Motherhood has been less of a journey of personal accomplishments and more an ongoing reminder of my limitations. Call me the best mom, and all I’ll think of are the ways I’m not: my short temper, my texting habit, my homemaking skills that pale in comparison to other mothers I know. The only reason I can do this work that God has called me to is because I don’t do it alone.

God has come through with gifts of patience and grace that I cannot claim as my own. Plus, I have a husband who helps, a Mother’s Day Out program that entertains my twins, and friends who offer to help whenever my three kids become too much to handle. As a mom who has her limits, I feel like I’m gaming the system. I don’t have it all, but what I do have is not thanks to me alone.

I’m also far from the worst mom. As others suggest around this time of year, we cannot forget the ongoing suffering endured by those whose mothers were abusive, absent, or distant. There are, in our broken world, bad mothers.

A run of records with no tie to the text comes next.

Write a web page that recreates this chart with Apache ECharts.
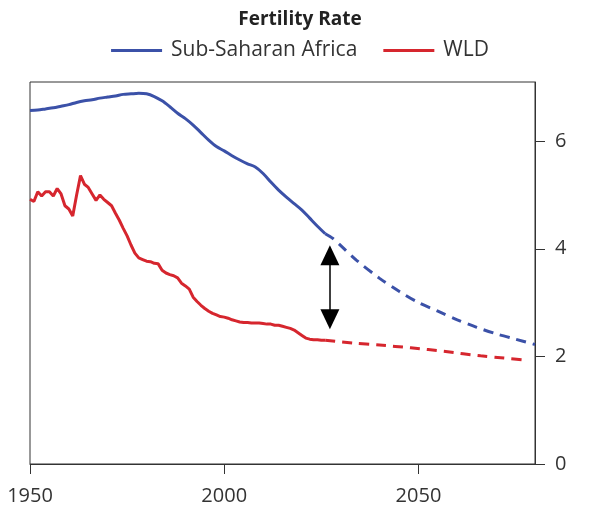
<!DOCTYPE html>
<html>
<head>
<meta charset="utf-8">
<script src="https://cdn.jsdelivr.net/npm/echarts@6/dist/echarts.min.js"></script>
<style>
  html, body { margin: 0; padding: 0; background: #fff; }
  #chart { width: 600px; height: 506px; }
</style>
</head>
<body>
<div id="chart"></div>
<script>
// Sub-Saharan Africa, estimates (solid) and projection (dashed)
var ssaYears = [1950, 1952, 1954, 1956, 1958, 1960, 1962, 1964, 1966, 1968, 1970, 1972, 1974, 1976, 1978, 1980, 1982, 1984, 1986, 1988, 1990, 1992, 1994, 1996, 1998, 2000, 2002, 2004, 2006, 2008, 2010, 2012, 2014, 2016, 2018, 2020, 2022, 2024, 2026];
var ssaValues = [6.57, 6.58, 6.60, 6.62, 6.65, 6.68, 6.72, 6.75, 6.77, 6.80, 6.82, 6.84, 6.87, 6.88, 6.89, 6.88, 6.83, 6.75, 6.64, 6.52, 6.42, 6.30, 6.16, 6.02, 5.90, 5.82, 5.73, 5.65, 5.58, 5.52, 5.40, 5.24, 5.09, 4.96, 4.84, 4.72, 4.57, 4.42, 4.28];
var ssaProjYears = [2026, 2028, 2030, 2034, 2040, 2045, 2050, 2055, 2060, 2065, 2070, 2075, 2080];
var ssaProjValues = [4.28, 4.19, 4.06, 3.79, 3.45, 3.21, 3.00, 2.84, 2.68, 2.54, 2.42, 2.32, 2.22];

// World
var wldYears = [];
for (var y = 1950; y <= 2026; y++) wldYears.push(y);
var wldValues = [4.92, 4.88, 5.06, 4.98, 5.06, 5.06, 4.98, 5.12, 5.02, 4.80,
                 4.74, 4.61, 5.00, 5.36, 5.20, 5.14, 5.02, 4.90, 5.00, 4.92,
                 4.86, 4.80, 4.66, 4.53, 4.38, 4.24, 4.07, 3.92, 3.83, 3.80,
                 3.77, 3.76, 3.73, 3.72, 3.60, 3.55, 3.52, 3.50, 3.46, 3.36,
                 3.31, 3.25, 3.10, 3.02, 2.95, 2.89, 2.84, 2.80, 2.77, 2.74,
                 2.73, 2.71, 2.68, 2.66, 2.64, 2.63, 2.63, 2.62, 2.62, 2.62,
                 2.61, 2.60, 2.60, 2.58, 2.58, 2.56, 2.54, 2.52, 2.49, 2.44,
                 2.39, 2.34, 2.32, 2.31, 2.31, 2.30, 2.30];
var wldProjYears = [2026, 2033, 2040, 2048, 2057, 2066, 2072, 2078];
var wldProjValues = [2.30, 2.25, 2.21, 2.16, 2.09, 2.01, 1.97, 1.93];

// gap arrow (year, top value, bottom value)
var gapArrow = [2027.2, 3.88, 2.69];

var xTicks = [1950, 2000, 2050];
var yTicks = [0, 2, 4, 6];

function pairs(xs, vs) {
    return xs.map(function (x, i) { return [x, vs[i]]; });
}

var blue = '#3b51a8';
var red = '#d6262e';
var font = 'Open Sans';

var option = {
    animation: false,
    title: {
        text: 'Fertility Rate',
        left: 'center',
        top: 5,
        textStyle: { fontFamily: font, fontSize: 19, fontWeight: 'bold', color: '#222' }
    },
    legend: {
        top: 35,
        left: 'center',
        data: ['Sub-Saharan Africa', 'WLD'],
        icon: 'rect',
        itemWidth: 51,
        itemHeight: 3,
        itemGap: 26,
        textStyle: { fontFamily: font, fontSize: 21, color: '#333', padding: [0, 0, 0, 4] }
    },
    grid: {
        left: 30,
        right: 65,
        top: 82,
        bottom: 42,
        show: true,
        borderColor: '#333',
        borderWidth: 1
    },
    xAxis: {
        type: 'value',
        min: 1950,
        max: 2080,
        axisLine: { lineStyle: { color: '#333', width: 1 } },
        axisTick: { length: 10, lineStyle: { color: '#333' }, customValues: xTicks },
        axisLabel: {
            fontFamily: font, fontSize: 20, color: '#333', margin: 22,
            customValues: xTicks,
            formatter: function (v) { return String(v); }
        },
        splitLine: { show: false }
    },
    yAxis: {
        type: 'value',
        position: 'right',
        min: 0,
        max: 7.1,
        axisLine: { show: true, lineStyle: { color: '#333', width: 1 } },
        axisTick: { show: true, length: 10, lineStyle: { color: '#333' }, customValues: yTicks },
        axisLabel: { fontFamily: font, fontSize: 20, color: '#333', margin: 20, customValues: yTicks },
        splitLine: { show: false }
    },
    series: [
        {
            name: 'Sub-Saharan Africa',
            type: 'line',
            data: pairs(ssaYears, ssaValues),
            showSymbol: false,
            smooth: 0.3,
            itemStyle: { color: blue },
            lineStyle: { color: blue, width: 3 }
        },
        {
            name: 'ssa-proj',
            type: 'line',
            data: pairs(ssaProjYears, ssaProjValues),
            showSymbol: false,
            smooth: 0.3,
            itemStyle: { color: blue },
            lineStyle: { color: blue, width: 3, type: [10, 7] }
        },
        {
            name: 'WLD',
            type: 'line',
            data: pairs(wldYears, wldValues),
            showSymbol: false,
            itemStyle: { color: red },
            lineStyle: { color: red, width: 3 }
        },
        {
            name: 'wld-proj',
            type: 'line',
            data: pairs(wldProjYears, wldProjValues),
            showSymbol: false,
            smooth: 0.3,
            itemStyle: { color: red },
            lineStyle: { color: red, width: 3, type: [10, 7] },
            markLine: {
                silent: true,
                symbol: ['triangle', 'triangle'],
                symbolSize: [19, 20],
                label: { show: false },
                lineStyle: { color: '#000', width: 1.5, type: 'solid' },
                itemStyle: { color: '#000' },
                data: [[
                    { coord: [gapArrow[0], gapArrow[1]] },
                    { coord: [gapArrow[0], gapArrow[2]] }
                ]]
            }
        }
    ]
};

var myChart = echarts.init(document.getElementById('chart'));
myChart.setOption(option);
</script>
</body>
</html>
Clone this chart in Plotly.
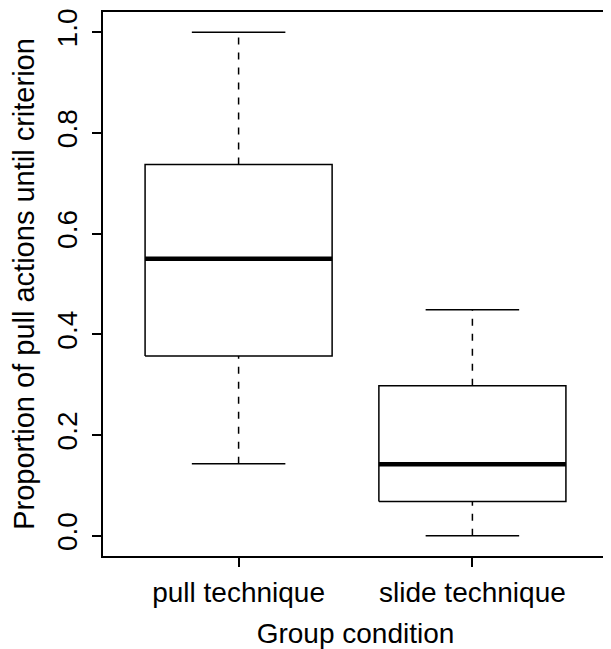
import plotly.graph_objects as go

categories = ["pull technique", "slide technique"]
lower_whisker = [0.143, 0.0]
q1_values = [0.357, 0.068]
median_values = [0.55, 0.142]
q3_values = [0.737, 0.298]
upper_whisker = [1.0, 0.449]
y_ticks = [0.0, 0.2, 0.4, 0.6, 0.8, 1.0]
y_tick_labels = ["0.0", "0.2", "0.4", "0.6", "0.8", "1.0"]

BOX_HALF = 0.4
CAP_HALF = 0.2
FONT = "Liberation Sans, Arial, sans-serif"
FS = 28

fig = go.Figure()

box_x, box_y, med_x, med_y, wh_x, wh_y, cap_x, cap_y = [], [], [], [], [], [], [], []
for i, cat in enumerate(categories):
    c = i + 1
    lo, a, m, b, hi = lower_whisker[i], q1_values[i], median_values[i], q3_values[i], upper_whisker[i]
    box_x += [c - BOX_HALF, c + BOX_HALF, c + BOX_HALF, c - BOX_HALF, c - BOX_HALF, None]
    box_y += [a, a, b, b, a, None]
    med_x += [c - BOX_HALF, c + BOX_HALF, None]
    med_y += [m, m, None]
    wh_x += [c, c, None, c, c, None]
    wh_y += [b, hi, None, lo, a, None]
    cap_x += [c - CAP_HALF, c + CAP_HALF, None, c - CAP_HALF, c + CAP_HALF, None]
    cap_y += [hi, hi, None, lo, lo, None]

fig.add_trace(go.Scatter(x=wh_x, y=wh_y, mode="lines",
                         line=dict(color="black", width=1.5, dash="7px,8px"),
                         hoverinfo="skip", showlegend=False))
fig.add_trace(go.Scatter(x=cap_x, y=cap_y, mode="lines",
                         line=dict(color="black", width=1.5),
                         hoverinfo="skip", showlegend=False))
fig.add_trace(go.Scatter(x=box_x, y=box_y, mode="lines",
                         line=dict(color="black", width=1.5),
                         hoverinfo="skip", showlegend=False))
fig.add_trace(go.Scatter(x=med_x, y=med_y, mode="lines",
                         line=dict(color="black", width=4.5),
                         hoverinfo="skip", showlegend=False))

# the page body has an 8px margin, so the figure is sized to fit the window
fig.update_layout(
    width=603, height=641,
    margin=dict(l=95, r=1, t=2, b=93),
    plot_bgcolor="white", paper_bgcolor="white",
    font=dict(family=FONT, size=FS, color="black"),
    showlegend=False,
    xaxis=dict(
        range=[0.42, 2.58], tickvals=[1, 2], ticktext=categories,
        showgrid=False, zeroline=False, showline=True, mirror=True,
        linecolor="black", linewidth=1.5,
        ticks="outside", ticklen=9, tickwidth=1.5, tickcolor="black",
        ticklabelstandoff=2,
        title=dict(text="Group condition", font=dict(size=FS), standoff=16),
    ),
    yaxis=dict(
        range=[-0.04, 1.04], tickvals=y_ticks, ticktext=y_tick_labels,
        tickangle=-90, ticklabeloverflow="allow",
        showgrid=False, zeroline=False, showline=True, mirror=True,
        linecolor="black", linewidth=1.5,
        ticks="outside", ticklen=9, tickwidth=1.5, tickcolor="black",
        ticklabelstandoff=4,
        title=dict(text="Proportion of pull actions until criterion", font=dict(size=29), standoff=12),
    ),
)

fig.write_html("out.html")
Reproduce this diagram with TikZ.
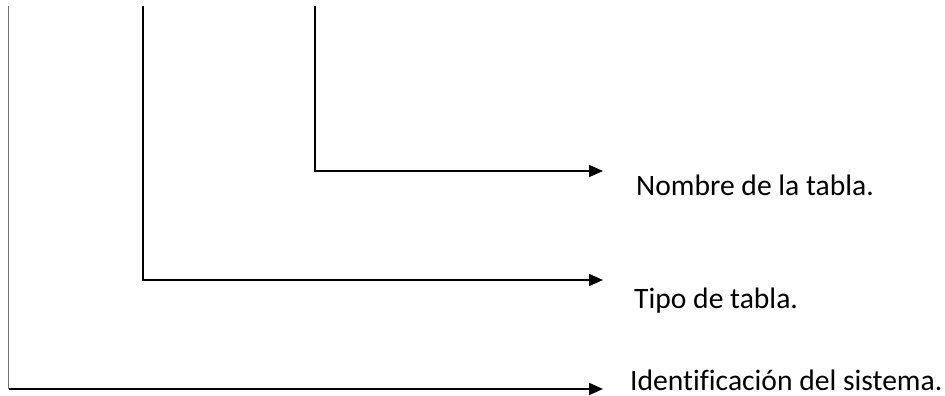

This Mother’s Day, I am not out to be evaluated by how much or how little I put on my plate, how busy my schedule, or how clean my home. I want to be appreciated for the mom I am to my kids, because no one else but me can be that for them. My identity as a mother includes both the ways I work for their good and the ways I admit that I need help.

I simply need to be the mom God made me to be, to the children God created for me. Instead of striving for the best or embracing the worse, I hope to be the kind of mom who repents when I sin, admits my limitations, and asks God for more grace the next day.